Markets in some eastern European countries are being roiled after a boom following their entry to the European Union in 2004 as banks worldwide hoard cash and investors shun riskier assets. Stock indexes in Hungary, Poland and the Czech Republic have lost more than a fifth of their value in the past month on concern bursting real estate bubbles and slowing exports will push them into recession.

Hungary Support

As they find themselves lacking the tools to defend their markets and protect their economies, central banks outside the euro area are turning to the ECB for ammunition. Hungary today became the first eastern European economy to receive ECB support after some commercial banks suspended foreign currency loans and demand on the government bond market dried up.

``The ECB will be busy in central and eastern Europe in the coming days, weeks and months,'' said Lars Christensen, chief analyst at Danske Bank A/S in Copenhagen. ``It obviously wants to preserve financial stability.''


Hungary will use the loan to supply euros to local lenders through currency swap transactions, starting today.

Iceland too is looking for aid after its foreign-market froze and its three largest banks collapsed. Foreign Minister Ingibjorg Solrun Gisladottir wrote in the Morgunbladid newspaper on Oct. 13 that her country needs ECB assistance even though it's not in the 27-nation EU let alone the euro region.

Renewed Allure

In Switzerland, where the government today gave UBS AG a $59.2 billion rescue, the central bank is receiving ECB backup in the form of a seven-day currency swap. It has been unable to bring the three-month Swiss franc Libor rate within its target range since it cut that band to between 2 and 3 percent on Oct. 8.

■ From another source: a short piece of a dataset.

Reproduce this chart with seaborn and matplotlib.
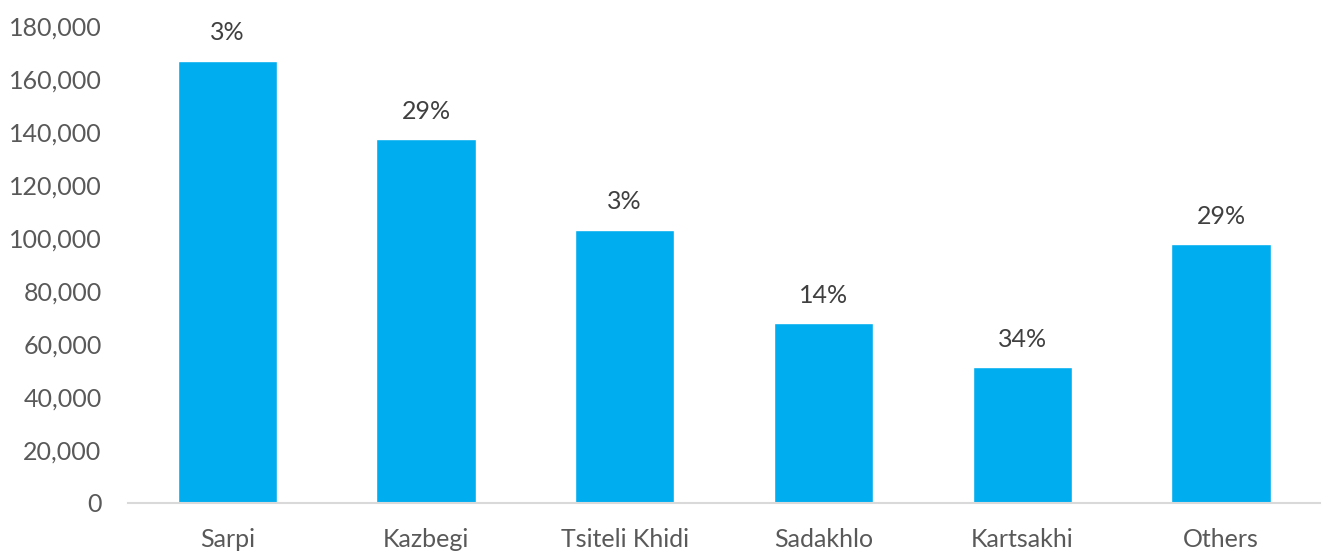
import matplotlib
matplotlib.use("Agg")
import matplotlib.pyplot as plt
import seaborn as sns
import pandas as pd
from matplotlib.ticker import FuncFormatter

# border crossing points and their values
crossings = ["Sarpi", "Kazbegi", "Tsiteli Khidi", "Sadakhlo", "Kartsakhi", "Others"]
volumes = [167000, 137300, 103200, 67800, 51200, 97700]
shares = ["3%", "29%", "3%", "14%", "34%", "29%"]
y_ticks = [0, 20000, 40000, 60000, 80000, 100000, 120000, 140000, 160000, 180000]

df = pd.DataFrame({"crossing": crossings, "volume": volumes})

sns.set_style("white")
plt.rcParams["font.family"] = ["Lato", "DejaVu Sans"]

fig = plt.figure(figsize=(13.23, 5.53), dpi=100)
ax = fig.add_axes([0.0967, 0.0905, 0.9013, 0.862])

sns.barplot(data=df, x="crossing", y="volume", color="#00AEEF",
            saturation=1, width=0.5, ax=ax)

# percentage labels above bars
for i, (v, s) in enumerate(zip(volumes, shares)):
    ax.annotate(s, (i, v), xytext=(0, 12), textcoords="offset points",
                ha="center", va="bottom", fontsize=18, color="#404040")

ax.set_ylim(0, 180000)
ax.set_xlim(-0.5, 5.5)
ax.set_yticks(y_ticks)
ax.yaxis.set_major_formatter(FuncFormatter(lambda v, p: f"{int(v):,}"))
ax.set_xlabel("")
ax.set_ylabel("")
ax.tick_params(axis="both", length=0, labelsize=18, labelcolor="#595959")
ax.tick_params(axis="y", pad=19)
ax.tick_params(axis="x", pad=18)

for side in ["top", "right", "left"]:
    ax.spines[side].set_visible(False)
ax.spines["bottom"].set_color("#D9D9D9")
ax.spines["bottom"].set_linewidth(1.5)

fig.savefig("out.png", dpi=100)
plt.close(fig)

The crisis ``shows that you need a strong central bank,'' said Stefan Bielmeier at Deutsche Bank AG in Frankfurt. ``The joint currency is certainly becoming more attractive in the current environment.''

Policy makers are already looking for the ECB to extend its powers more broadly than its mandate currently allows.

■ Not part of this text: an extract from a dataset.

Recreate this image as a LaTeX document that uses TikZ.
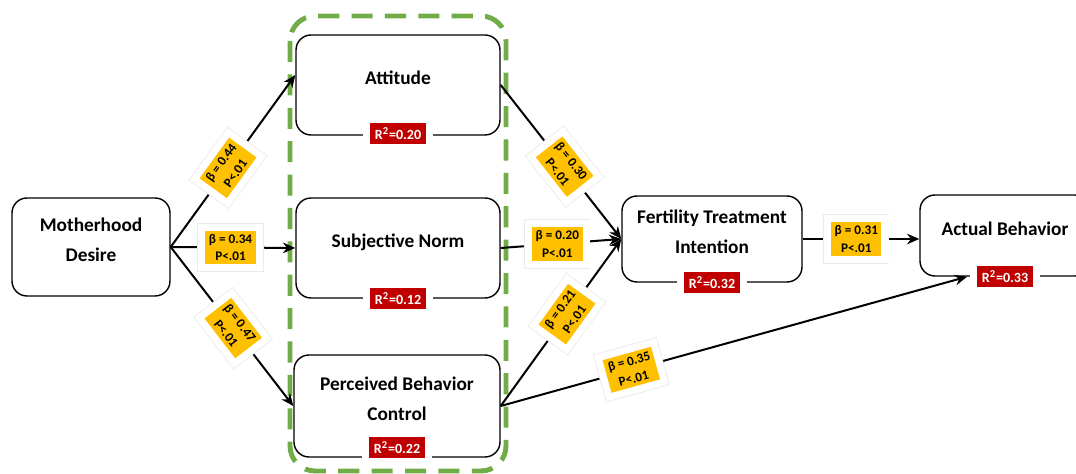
\documentclass[tikz,border=0pt]{standalone}
\usepackage{fontspec}
\setmainfont{Carlito}
\usetikzlibrary{arrows.meta}
\definecolor{betabg}{HTML}{FFC000}
\definecolor{rsqbg}{HTML}{C00000}
\definecolor{grpgreen}{HTML}{70AD47}
\tikzset{
  box/.style={draw, line width=0.8pt, rounded corners=0.3cm, inner sep=0pt, align=center,
    font=\fontsize{11}{17}\selectfont\bfseries, text depth=8pt},
  beta/.style={fill=betabg, preaction={draw=black!8, line width=9pt},
    preaction={draw=white, line width=8pt}, inner sep=2pt, align=center,
    font=\fontsize{7.5}{10}\selectfont\bfseries},
  rsq/.style={fill=rsqbg, text=white, preaction={draw=white, line width=9pt},
    inner sep=2.5pt, font=\fontsize{8}{9}\selectfont\bfseries},
  link/.style={-{Stealth[length=7pt, width=6pt]}, line width=0.4mm},
  group/.style={draw=grpgreen, line width=2.8pt, dash pattern=on 12pt off 7pt, rounded corners=0.5cm}
}
\begin{document}
\begin{tikzpicture}
  \useasboundingbox (0,0) rectangle (21.52,-9.48);

  % constructs of the theory
  \draw[group] (5.8,-0.32) rectangle (10.12,-9.42);

  \node[box, minimum width=3.16cm, minimum height=1.96cm] (md) at (1.82,-4.94) {Motherhood\\Desire};
  \node[box, minimum width=4.08cm, minimum height=2.0cm] (att) at (7.96,-1.70) {Attitude};
  \node[box, minimum width=4.08cm, minimum height=2.0cm] (sn) at (7.96,-4.96) {Subjective Norm};
  \node[box, minimum width=4.12cm, minimum height=2.04cm] (pbc) at (7.94,-8.12) {Perceived Behavior\\Control};
  \node[box, minimum width=3.6cm, minimum height=1.72cm] (fti) at (14.24,-4.78) {Fertility Treatment\\Intention};
  \node[box, minimum width=3.4cm, minimum height=1.62cm] (ab) at (20.1,-4.71) {Actual Behavior};

  % explained variance
  \node[rsq] (attr2) at ([yshift=0.05cm]att.south) {R\textsuperscript{2}=0.20};
  \node[rsq] (snr2) at (sn.south) {R\textsuperscript{2}=0.12};
  \node[rsq] (pbcr2) at ([yshift=0.2cm]pbc.south) {R\textsuperscript{2}=0.22};
  \node[rsq] (ftir2) at (fti.south) {R\textsuperscript{2}=0.32};
  \node[rsq] (abr2) at (ab.south) {R\textsuperscript{2}=0.33};

  % paths
  \draw[link] (md.east) -- ([yshift=0.2cm]att.west)
    node[beta, sloped, pos=0.46] (betaatt) {β = 0.44\\P<.01};
  \draw[link] (md.east) -- (sn.west)
    node[beta, pos=0.48] (betasn) {β = 0.34\\P<.01};
  \draw[link] (md.east) -- (pbc.west)
    node[beta, sloped, pos=0.51] (betapbc) {β = 0.47\\P<.01};

  \draw[link] (att.east) -- (fti.west)
    node[beta, sloped, pos=0.53] (attfti) {β = 0.30\\P<.01};
  \draw[link] (sn.east) -- (fti.west)
    node[beta, pos=0.47] (snfti) {β = 0.20\\P<.01};
  \draw[link] (pbc.east) -- (fti.west)
    node[beta, sloped, pos=0.55] (pbcfti) {β = 0.21\\P<.01};

  \draw[link] (fti.east) -- (fti.east -| ab.west)
    node[beta, pos=0.46] (ftiab) {β = 0.31\\P<.01};
  \draw[link] (pbc.east) -- ([xshift=-0.2cm]abr2.west)
    node[beta, sloped, pos=0.28] (pbcab) {β = 0.35\\P<.01};
\end{tikzpicture}
\end{document}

Hungarian Prime Minister Ferenc Gyurcsany said Oct. 14 that the EU should allow the ECB to intervene across the entire bloc rather than just the currency region. He said Hungary's forint should be placed in the exchange-rate mechanism, a system designed to test its stability before euro adoption, by a 2010 parliamentary election, the Financial Times reported.

U-Turn

Support for the ECB is mounting even after the credit crunch last week forced it to cut its benchmark rate to 3.75 percent having boosted it to 4.25 percent as recently as July. The ECB yesterday performed another U-turn in widening the type of collateral it accepts when lending to banks.

Some countries may nevertheless find it difficult to join the euro area as the financial crisis saps their ability to meet the ECB's entry requirements, said Neil Shearing, an economist at Capital Economics Ltd. in London.

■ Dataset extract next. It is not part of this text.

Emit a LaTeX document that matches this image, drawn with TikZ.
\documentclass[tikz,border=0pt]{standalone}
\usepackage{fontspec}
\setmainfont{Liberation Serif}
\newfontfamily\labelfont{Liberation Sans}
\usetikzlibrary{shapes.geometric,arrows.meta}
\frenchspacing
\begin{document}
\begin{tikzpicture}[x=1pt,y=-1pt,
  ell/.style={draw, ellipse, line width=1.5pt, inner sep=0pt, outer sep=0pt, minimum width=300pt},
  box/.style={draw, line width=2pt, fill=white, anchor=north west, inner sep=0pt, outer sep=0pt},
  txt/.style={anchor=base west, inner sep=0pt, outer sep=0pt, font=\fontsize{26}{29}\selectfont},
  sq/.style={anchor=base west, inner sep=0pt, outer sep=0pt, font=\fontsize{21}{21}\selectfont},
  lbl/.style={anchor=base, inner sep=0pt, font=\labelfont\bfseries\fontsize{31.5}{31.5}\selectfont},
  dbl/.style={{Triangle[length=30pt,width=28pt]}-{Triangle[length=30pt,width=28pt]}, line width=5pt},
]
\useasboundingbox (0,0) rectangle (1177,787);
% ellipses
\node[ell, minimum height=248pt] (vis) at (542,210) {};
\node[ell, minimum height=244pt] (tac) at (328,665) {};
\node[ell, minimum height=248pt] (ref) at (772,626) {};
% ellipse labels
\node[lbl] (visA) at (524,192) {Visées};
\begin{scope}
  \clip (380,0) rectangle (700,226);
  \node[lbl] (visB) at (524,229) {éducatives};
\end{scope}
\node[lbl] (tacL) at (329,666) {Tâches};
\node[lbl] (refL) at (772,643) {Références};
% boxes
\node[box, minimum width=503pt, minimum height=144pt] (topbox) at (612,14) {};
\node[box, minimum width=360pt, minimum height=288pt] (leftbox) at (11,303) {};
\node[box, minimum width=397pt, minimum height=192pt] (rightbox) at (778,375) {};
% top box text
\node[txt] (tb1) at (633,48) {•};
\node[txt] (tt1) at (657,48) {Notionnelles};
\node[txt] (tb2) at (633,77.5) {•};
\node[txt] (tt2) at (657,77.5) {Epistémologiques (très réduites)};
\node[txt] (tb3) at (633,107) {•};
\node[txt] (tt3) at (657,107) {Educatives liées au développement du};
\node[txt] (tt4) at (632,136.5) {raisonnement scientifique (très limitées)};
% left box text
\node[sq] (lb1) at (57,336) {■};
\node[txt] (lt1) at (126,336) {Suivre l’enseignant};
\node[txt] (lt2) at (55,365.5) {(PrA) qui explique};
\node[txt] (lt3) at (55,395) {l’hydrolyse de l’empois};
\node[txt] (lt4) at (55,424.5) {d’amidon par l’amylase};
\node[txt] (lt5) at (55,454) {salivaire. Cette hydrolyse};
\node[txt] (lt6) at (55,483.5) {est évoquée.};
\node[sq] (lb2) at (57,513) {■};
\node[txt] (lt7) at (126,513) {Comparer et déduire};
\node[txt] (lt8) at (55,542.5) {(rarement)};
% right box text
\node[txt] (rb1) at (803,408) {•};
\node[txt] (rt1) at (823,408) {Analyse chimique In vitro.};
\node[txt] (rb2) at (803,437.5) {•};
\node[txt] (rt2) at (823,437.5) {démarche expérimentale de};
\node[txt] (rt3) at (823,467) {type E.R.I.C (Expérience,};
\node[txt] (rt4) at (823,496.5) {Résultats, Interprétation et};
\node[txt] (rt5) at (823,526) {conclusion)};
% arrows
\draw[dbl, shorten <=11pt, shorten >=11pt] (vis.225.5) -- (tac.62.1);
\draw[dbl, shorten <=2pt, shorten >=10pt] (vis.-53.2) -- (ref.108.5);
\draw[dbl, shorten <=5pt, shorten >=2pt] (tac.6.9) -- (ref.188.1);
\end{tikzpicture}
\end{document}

Among the terms that govern entry to the euro region, a country must pare its budget deficit to below 3 percent of gross domestic product and its debt to below 60 percent. Hungary's government is aiming for a fiscal shortfall of 3.4 percent this year and debt is about 65 percent of GDP.

``It's going to be much more difficult to generate public and political support for the euro,'' said Shearing. After Slovakia joins Jan. 1 he doesn't expect another member before Poland in 2012 at the earliest.

`No Plans to Join'

Nor is support for euro membership growing in all European countries. British Prime Minister Gordon Brown today repeated his opposition to giving up the pound right away, saying ``we continue to review it but we've got no plans to join.''

For now, the ECB's new-found prominence is boosting the allure of euro membership even for some of the countries which once were skeptical of joining.

The leaders of Denmark and Sweden said this week that the financial crisis highlights the value of joining the currency bloc. Polish Prime Minister Donald Tusk had already surprised investors last month by saying his country will target 2012 for joining the euro.

``When it's a little unsafe out there it's better to be inside a big currency like the euro,'' Swedish Prime Minister Fredrik Reinfeldt said yesterday.